Where the dwelling has been vacant for more than 183 days in that year, the foreign owner will be liable for the vacancy tax. A notice of assessment will be issued by the ATO, and the liability will be payable within 21 days of that assessment.
Many of the compliance powers available to the ATO under the income tax laws have been made available in these new rules. The ATO will be given the powers to require a foreign person to produce evidence that their property was occupied in excess of the 183-day minimum for any given year, and the foreign owner is required under the new law to keep records to allow them to prove the property was occupied during the year. The records must be retained for 5 years following the disposal of the property.
There are also penalties for foreign owners who fail to lodge vacancy returns, or for owners who fail to produce records to the ATO as required. In addition, the new law provides the Government with the power to create a charge over property, or seek other forms of recovery, where there are outstanding and unpaid vacant tax liabilities.

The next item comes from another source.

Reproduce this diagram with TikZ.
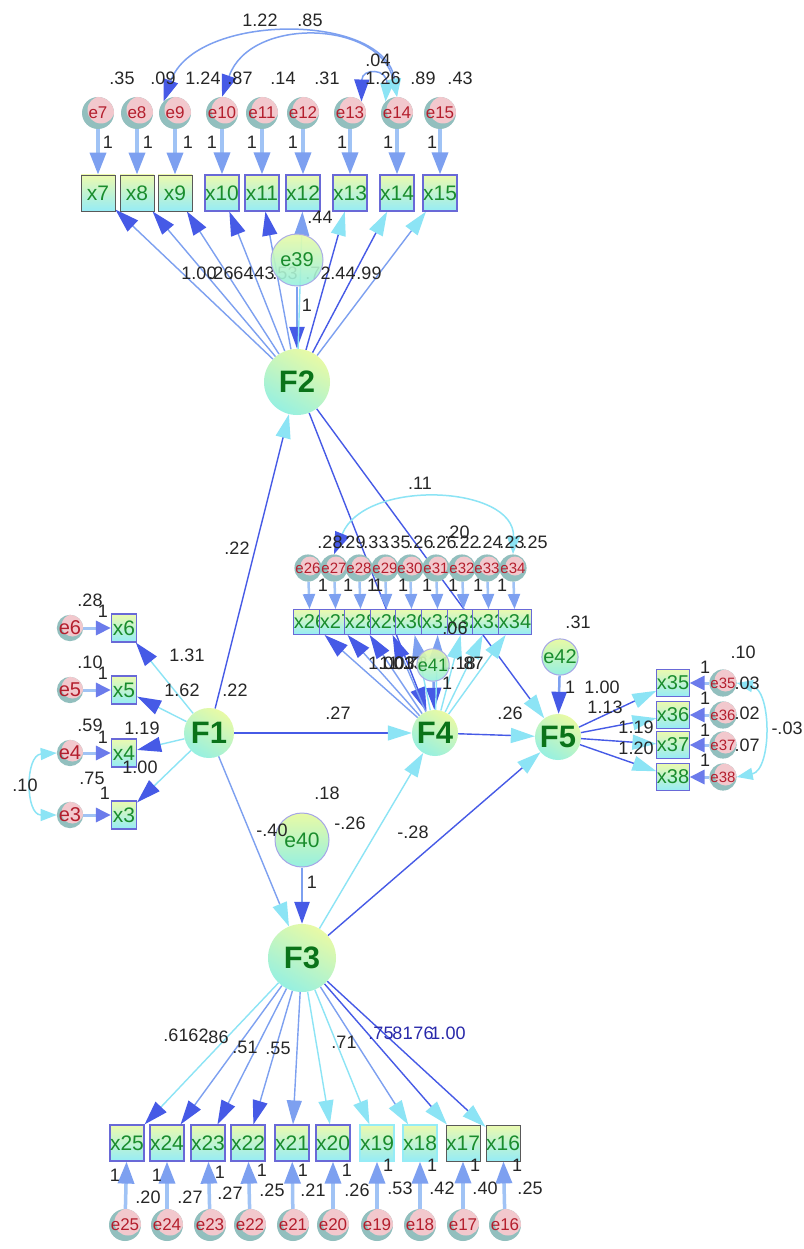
\documentclass[tikz,border=0pt]{standalone}
\usepackage{fontspec}
\setmainfont{Liberation Sans}
\usetikzlibrary{arrows.meta}
\pgfdeclarelayer{bg}
\pgfsetlayers{bg,main}
\definecolor{boxtop}{RGB}{235,250,175}
\definecolor{boxbot}{RGB}{150,236,246}
\definecolor{boxline}{RGB}{105,105,215}
\definecolor{xtext}{RGB}{25,140,45}
\definecolor{etext}{RGB}{180,30,45}
\definecolor{epink}{RGB}{242,200,205}
\definecolor{eteal}{RGB}{110,170,168}
\definecolor{ftext}{RGB}{10,115,25}
\definecolor{fyel}{RGB}{232,250,165}
\definecolor{fcyan}{RGB}{150,240,225}
\definecolor{dblue}{RGB}{70,90,230}
\definecolor{mblue}{RGB}{125,160,240}
\definecolor{lblue}{RGB}{160,195,245}
\definecolor{lcyan}{RGB}{140,228,245}
\definecolor{navy}{RGB}{40,40,170}
\begin{document}
\begin{tikzpicture}[x=1pt,y=-1pt,
  obs/.style={rectangle, draw=boxline, line width=1.2pt, top color=boxtop, bottom color=boxbot, minimum width=34pt, minimum height=36pt, inner sep=0pt, text=xtext, font=\fontsize{21}{21}\selectfont},
  obsd/.style={obs, draw=black!65, line width=0.8pt},
  obsn/.style={obs, draw=boxbot},
  obsm/.style={obs, minimum width=25pt, minimum height=28pt, font=\fontsize{21}{21}\selectfont},
  obss/.style={obs, minimum width=23pt, minimum height=25pt, line width=0.9pt, font=\fontsize{20}{20}\selectfont},
  errbase/.style 2 args={circle, draw=none, fill=eteal!75!white, inner sep=0pt, text=etext,
     path picture={\fill[epink] ([shift={(#2,-#2)}]path picture bounding box.center) circle (#1pt);}},
  err/.style={errbase={13.5}{3}, minimum size=32pt, font=\fontsize{17}{17}\selectfont},
  errm/.style={errbase={11}{2.5}, minimum size=26pt, font=\fontsize{20}{20}\selectfont},
  errs/.style={errbase={9.5}{2}, minimum size=22pt, font=\fontsize{15}{15}\selectfont},
  errf/.style={errbase={11}{2.5}, minimum size=26pt, font=\fontsize{15}{15}\selectfont},
  lat/.style={circle, draw=none, top color=fyel, bottom color=fcyan, shading angle=-30, inner sep=0pt, text=ftext, font=\bfseries\fontsize{31}{31}\selectfont},
  dist/.style={circle, draw=boxline!60, line width=1pt, top color=fyel, bottom color=fcyan, inner sep=0pt, text=xtext, font=\fontsize{20}{20}\selectfont},
  lab/.style={inner sep=0pt, text=black!85, font=\fontsize{18}{18}\selectfont},
  labn/.style={lab, text=navy},
  ar/.style 2 args={draw=#1, line width=1.4pt, -{Triangle[length=24pt,width=15pt,color=#2,fill=#2]}},
  ea/.style={draw=lblue, line width=3.5pt, -{Triangle[length=22pt,width=16pt,color=mblue,fill=mblue]}},
  eas/.style={draw=lblue, line width=3pt, -{Triangle[length=15pt,width=14pt,color=dblue!80,fill=dblue!80]}},
  eat/.style={draw=lblue, line width=2.5pt, -{Triangle[length=15pt,width=12pt,color=mblue,fill=mblue]}},
  dar/.style={draw=mblue, line width=2.5pt, -{Triangle[length=22pt,width=15pt,color=dblue,fill=dblue]}},
  cov/.style={draw=mblue, line width=1.5pt, {Triangle[length=18pt,width=13pt,color=lcyan,fill=lcyan]}-{Triangle[length=22pt,width=15pt,color=dblue,fill=dblue]}},
  covl/.style={draw=lcyan, line width=1.5pt, {Triangle[length=16pt,width=12pt,color=lcyan,fill=lcyan]}-{Triangle[length=16pt,width=12pt,color=lcyan,fill=lcyan]}}
]
\useasboundingbox (0,0) rectangle (803,1249);
\begin{pgfonlayer}{bg}
\fill[white] (0,0) rectangle (803,1249);
\end{pgfonlayer}

% ---------- latent variables ----------
\node[lat, minimum size=66pt] (F2) at (297,382) {F2};
\node[lat, minimum size=50pt] (F1) at (209,733) {F1};
\node[lat, minimum size=46pt] (F4) at (435,733) {F4};
\node[lat, minimum size=46pt] (F5) at (558,737) {F5};
\node[lat, minimum size=68pt] (F3) at (302,958) {F3};

% ---------- F2 block (top) ----------
\foreach \i/\x/\s in {7/98/obsd,8/137/obsd,9/175/obsd,10/222/obs,11/262/obs,12/303/obs,13/350/obs,14/397/obs,15/440/obs}{
  \node[err] (e\i) at (\x,113) {e\i};
  \node[\s] (x\i) at (\x,193) {x\i};
}
\foreach \i/\x in {7/108,8/148,9/188,10/212,11/252,12/293,13/342,14/388,15/432}
  \node[lab] (o\i) at (\x,142) {1};
\foreach \i/\x/\t in {7/122/.35,8/163/.09,9/203/1.24,10/240/.87,11/283/.14,12/327/.31,13/383/1.26,14/423/.89,15/460/.43}
  \node[lab] (v\i) at (\x,78) {\t};
\node[lab] (c1) at (260,20) {1.22};
\node[lab] (c2) at (310,20) {.85};
\node[lab] (c3) at (378,60) {.04};
% loading labels
\foreach \n/\x/\t in {a/199/1.00,b/221/.26,c/241/.64,d/262/.43,e/285/.53,f/318/.72,g/343/.44,h/369/.99}
  \node[lab] (lf2\n) at (\x,273) {\t};
\node[dist, minimum size=52pt, opacity=0.9, text opacity=1] (e39) at (297,260) {e39};
\node[lab] (v39) at (320,217) {.44};
\node[lab] (o39) at (307,305) {1};

% ---------- F1 block ----------
\foreach \i/\y in {6/628,5/690,4/753,3/815}{
  \node[errm] (e\i) at (70,\y) {e\i};
  \node[obsm] (x\i) at (124,\y) {x\i};
}
\node[lab] (v6) at (90,600) {.28}; \node[lab] (o6) at (103,611) {1};
\node[lab] (v5) at (90,662) {.10}; \node[lab] (o5) at (103,673) {1};
\node[lab] (v4) at (90,725) {.59}; \node[lab] (o4) at (103,737) {1};
\node[lab] (v3) at (92,778) {.75}; \node[lab] (o3) at (105,793) {1};
\node[lab] (c43) at (25,785) {.10};
\node[lab] (l16) at (187,655) {1.31};
\node[lab] (l15) at (182,690) {1.62};
\node[lab] (l14) at (142,728) {1.19};
\node[lab] (l13) at (140,767) {1.00};
\node[lab] (vF1) at (235,690) {.22};
\node[lab] (p12) at (237,548) {.22};

% ---------- F4 block ----------
\foreach \i/\x in {26/308,27/334,28/359,29/385,30/410,31/436,32/462,33/487,34/513}{
  \node[errs] (e\i) at (\x,568) {e\i};
}
\foreach \i/\x/\s in {26/310/obsd,27/336/obsd,28/361/obsd,29/387/obss,30/412/obss,31/438/obss,32/464/obss,33/489/obss,34/515/obss}{
  \node[obss] (x\i) at (\x,622) {x\i};
}
\foreach \n/\x/\t in {a/330/.28,b/353/.29,c/376/.33,d/398/.35,e/421/.26,f/444/.26,g/467/.22,h/490/.24,i/512/.23,j/535/.25}
  \node[lab] (v4\n) at (\x,542) {\t};
\foreach \n/\x in {a/323,b/348,c/372,d/378,e/403,f/427,g/453,h/478,i/502}
  \node[lab] (o4\n) at (\x,585) {1};
\node[lab] (c20) at (457,532) {.20};
\node[lab] (p11) at (420,483) {.11};
\foreach \n/\x/\t in {a/386/1.00,b/397/1.03,c/406/1.13,d/415/.73,e/458/1.18,f/471/.87}
  \node[lab] (lf4\n) at (\x,663) {\t};
\node[dist, minimum size=30pt, font=\fontsize{18}{18}\selectfont, opacity=0.9, text opacity=1] (e41) at (433,665) {e41};
\node[lab] (v41) at (455,628) {.06};
\node[lab] (o41) at (447,683) {1};

% ---------- F5 block ----------
\node[dist, minimum size=36pt] (e42) at (560,657) {e42};
\node[lab] (v42) at (578,622) {.31};
\node[lab] (o42) at (570,687) {1};
\foreach \i/\y in {35/683,36/715,37/745,38/777}{
  \node[obss, minimum height=27pt] (x\i) at (673,\y) {x\i};
  \node[errf] (e\i) at (723,\y) {e\i};
}
\node[lab] (l535) at (602,687) {1.00};
\node[lab] (l536) at (605,707) {1.13};
\node[lab] (l537) at (636,727) {1.19};
\node[lab] (l538) at (636,748) {1.20};
\node[lab] (o35) at (705,667) {1};
\node[lab] (o36) at (705,698) {1};
\node[lab] (o37) at (705,730) {1};
\node[lab] (o38) at (705,760) {1};
\node[lab] (v35a) at (743,652) {.10};
\node[lab] (v35) at (747,683) {.03};
\node[lab] (v36) at (747,713) {.02};
\node[lab] (v37) at (747,745) {.07};
\node[lab] (c3538) at (787,728) {-.03};
\node[lab] (p45) at (510,713) {.26};
\node[lab] (p14) at (338,713) {.27};

% ---------- F3 block ----------
\node[dist, minimum size=54pt, font=\fontsize{21}{21}\selectfont] (e40) at (302,840) {e40};
\node[lab] (v40) at (327,793) {.18};
\node[lab] (p13) at (272,830) {-.40};
\node[lab] (p34) at (350,823) {-.26};
\node[lab] (p35) at (413,832) {-.28};
\node[lab] (o40) at (312,882) {1};
\foreach \i/\x/\ex/\s in {25/127/125/obs,24/167/167/obs,23/208/210/obs,22/248/250/obs,21/292/293/obs,20/333/333/obs,19/377/377/obsn,18/420/420/obsn,17/463/463/obsd,16/503/505/obsd}{
  \node[\s] (x\i) at (\x,1143) {x\i};
  \node[err] (e\i) at (\ex,1225) {e\i};
}
\foreach \n/\x/\y/\t in {a/176/1035/.61,b/196/1035/.62,c/216/1037/.86,d/245/1047/.51,e/278/1048/.55,f/344/1042/.71}
  \node[lab] (lf3\n) at (\x,\y) {\t};
\foreach \n/\x/\t in {g/381/.75,h/400/.81,i/421/.76,j/448/1.00}
  \node[labn] (lf3\n) at (\x,1033) {\t};
\foreach \n/\x/\y/\t in {a/115/1175/1,b/148/1197/.20,c/157/1175/1,d/190/1197/.27,e/220/1172/1,f/230/1193/.27,g/262/1170/1,h/272/1190/.25,i/303/1170/1,j/313/1190/.21,k/347/1170/1,l/357/1190/.26,m/388/1165/1,n/400/1188/.53,o/432/1165/1,p/442/1188/.42,q/475/1165/1,r/485/1188/.40,s/517/1165/1,t/530/1188/.25}
  \node[lab] (b\n) at (\x,\y) {\t};

% ---------- connectors ----------
\begin{pgfonlayer}{bg}
% structural paths
\draw[ar={dblue}{lcyan}] (F1) -- (F2);
\draw[ar={dblue}{lcyan}] (F1) -- (F4);
\draw[ar={mblue}{lcyan}] (F1) -- (F3);
\draw[ar={dblue}{dblue}] (F2) -- (F4);
\draw[ar={dblue}{lcyan}] (F2) -- (F5);
\draw[ar={lcyan}{lcyan}] (F3) -- (F4);
\draw[ar={dblue}{lcyan}] (F3) -- (F5);
\draw[ar={dblue}{lcyan}] (F4) -- (F5);
% disturbances
\draw[dar] (e39) -- (F2);
\draw[dar] (e40) -- (F3);
\draw[dar] (e41) -- (F4);
\draw[dar] (e42) -- (F5);
% F2 loadings
\foreach \i/\l/\h in {7/mblue/dblue,8/mblue/dblue,9/mblue/dblue,10/mblue/dblue,11/mblue/dblue,12/lcyan/mblue,13/dblue/lcyan,14/dblue/lcyan,15/mblue/lcyan}
  \draw[ar={\l}{\h}] (F2) -- (x\i);
\foreach \i in {7,...,15} \draw[ea] (e\i) -- (x\i);
\draw[cov] (e14.north) .. controls (385,12) and (195,12) .. (e9.north west);
\draw[cov] (e14.north) .. controls (380,20) and (250,16) .. (e10.north);
\draw[cov] (e14.north west) .. controls (388,68) and (362,68) .. (e13.north east);
% F1 loadings
\foreach \i in {6,5,4,3} {
  \draw[ar={lcyan}{dblue}] (F1) -- (x\i);
  \draw[eas] (e\i) -- (x\i);
}
\draw[covl] (e4.west) .. controls (25,755) and (25,815) .. (e3.west);
% F4 loadings
\foreach \i/\l/\h in {26/mblue/dblue,27/mblue/dblue,28/mblue/dblue,29/mblue/dblue,30/lcyan/mblue,31/lcyan/mblue,32/lcyan/lcyan,33/lcyan/lcyan,34/lcyan/lcyan}{
  \draw[ar={\l}{\h}] (F4) -- (x\i);
  \draw[eat] (e\i) -- (x\i);
}
\draw[cov, draw=lcyan] (e34.north) .. controls (515,485) and (365,478) .. (e27.north);
% F5 loadings
\foreach \i in {35,...,38} {
  \draw[ar={dblue}{lcyan}] (F5) -- (x\i);
  \draw[eas] (e\i) -- (x\i);
}
\draw[covl] (e35.east) .. controls (772,690) and (772,770) .. (e38.east);
% F3 loadings
\foreach \i/\l/\h in {25/lcyan/dblue,24/mblue/dblue,23/mblue/dblue,22/mblue/dblue,21/mblue/mblue,20/lcyan/lcyan,19/lcyan/lcyan,18/mblue/lcyan,17/dblue/lcyan,16/dblue/lcyan}{
  \draw[ar={\l}{\h}] (F3) -- (x\i);
  \draw[ea] (e\i) -- (x\i);
}
\end{pgfonlayer}
\end{tikzpicture}
\end{document}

It remains to be seen whether these proposals will achieve the Government’s aim to reduce the price of residential properties, predominantly in Sydney, Melbourne and Brisbane. That can only be assessed once the new law is in operation. Of greater concern for foreign owners of residential property are the increase in compliance requirements, including the requirement to lodge vacancy tax returns and maintain records in the event of an audit. The difficulty for some owners will be establishing the date on which their vacancy year commences, and where they have multiple properties, keeping record of the starting dates for the respective properties, and the records keeping requirements to prove the properties were occupied.